Overall, our analysis shows that physical and transition risks can have disparate effects on stock prices, which also depend on the time horizon. This further underlines the need to unravel both types of climate change risk in future research, as also demanded by Giglio et al. (2021).

5 Conclusions

This paper offers a novel discussion on the interlinkages between clean energy stocks, technology stocks, and risks related to climate change. Since the need for a technology-based energy transition to curb the repercussions of climate change might be perceived more urgent with increasing climate risks, the latter can be a key determinant of the connection between clean energy and technology stocks. Therefore, we examine the long- and short-term correlation dynamics of clean energy and technology equity indices. Unlike previous studies that focus on the role of oil prices, we explicitly investigate whether the return nexus of both sectors is affected by shocks to physical and transition climate risks.

We use the news-based physical (PRI) and transition (TRI) risk indices of Bua et al. (2022). First, we estimate the impact of physical and transition risk on the time-varying long-term correlation between clean energy and technology stocks using DCC-MIDAS (Colacito et al., 2011; Conrad et al., 2014). Second, we assess the effect of PRI and TRI on the short-term, i.e., daily correlation dynamics estimated via DCC-GARCH and rolling window correlations. Our results demonstrate that an increase in physical and transition risks contributes to a higher long-term correlation between clean energy and technology stocks. We find a more robust effect originating from transition risk, suggesting that, for instance, regulatory climate actions may contribute stronger to an intensified long-term connectedness between both sectors than actual physical climate hazards. However, in the short run, physical risk is negatively related to daily correlations, while transition risk appears less relevant. Our findings indicate that this is due to a higher sensitivity of clean energy stock returns to physical climate risk. Technology stock returns show smaller short-term reactions to physical risk shocks, resulting in a temporarily decreased correlation. We control for a number of covariates, including market volatility, economic policy uncertainty, business cycle variations, and oil price changes. By comparing the results for PRI and TRI with the climate risk indices of Engle et al. (2020) and Gavriilidis (2021), we further demonstrate the importance of differentiating between transition and physical climate risks.

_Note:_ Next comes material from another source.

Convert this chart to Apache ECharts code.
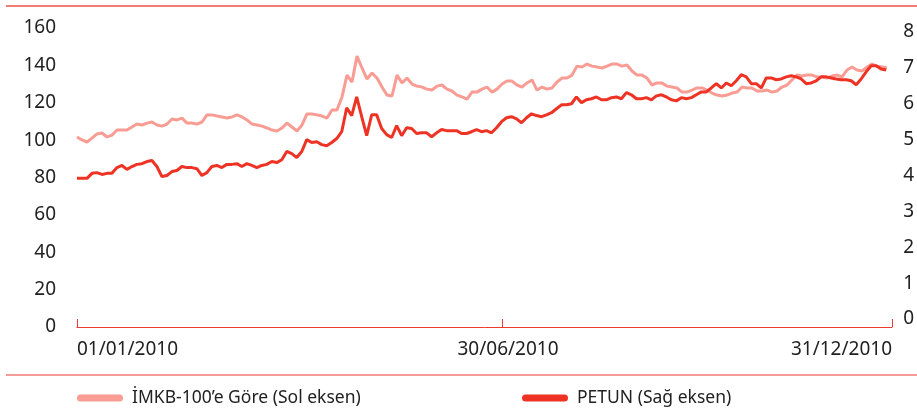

The identified effects of physical and transition risk on the short- and long-term relationship between clean and technology stocks are potentially helpful for investment decisions. The co-movement between clean energy and technology stocks and its positive association with transition risks suggests that stocks of the two sectors are moving closer together over the long run, e.g., in response to new climate-related regulations, thereby affecting the level of portfolio diversification. Thus, investors should carefully evaluate transition and physical climate risks when making inferences on the long-term correlation between clean energy and technology stocks for asset allocation, portfolio optimization, and risk management. Our findings can also have important policy implications. Sadorsky (2012) points out a potential dilemma for investors, who might be inclined to invest in technology stocks rather than clean energy firms, since both are highly correlated, but the latter are generally considered a more risky investment. Our results reinforce this concern, as the correlation is expected to increase in the future with further increased climate risks. Regulators may need to keep an eye on it and, if necessary, ensure an appropriate investment environment for the clean energy sector.

Our work leaves scope for future research. Future studies can, for example, revisit findings on the nexus of oil prices, technology, and clean energy stocks to explore return and risk spillovers under the explicit consideration of climate-related risks.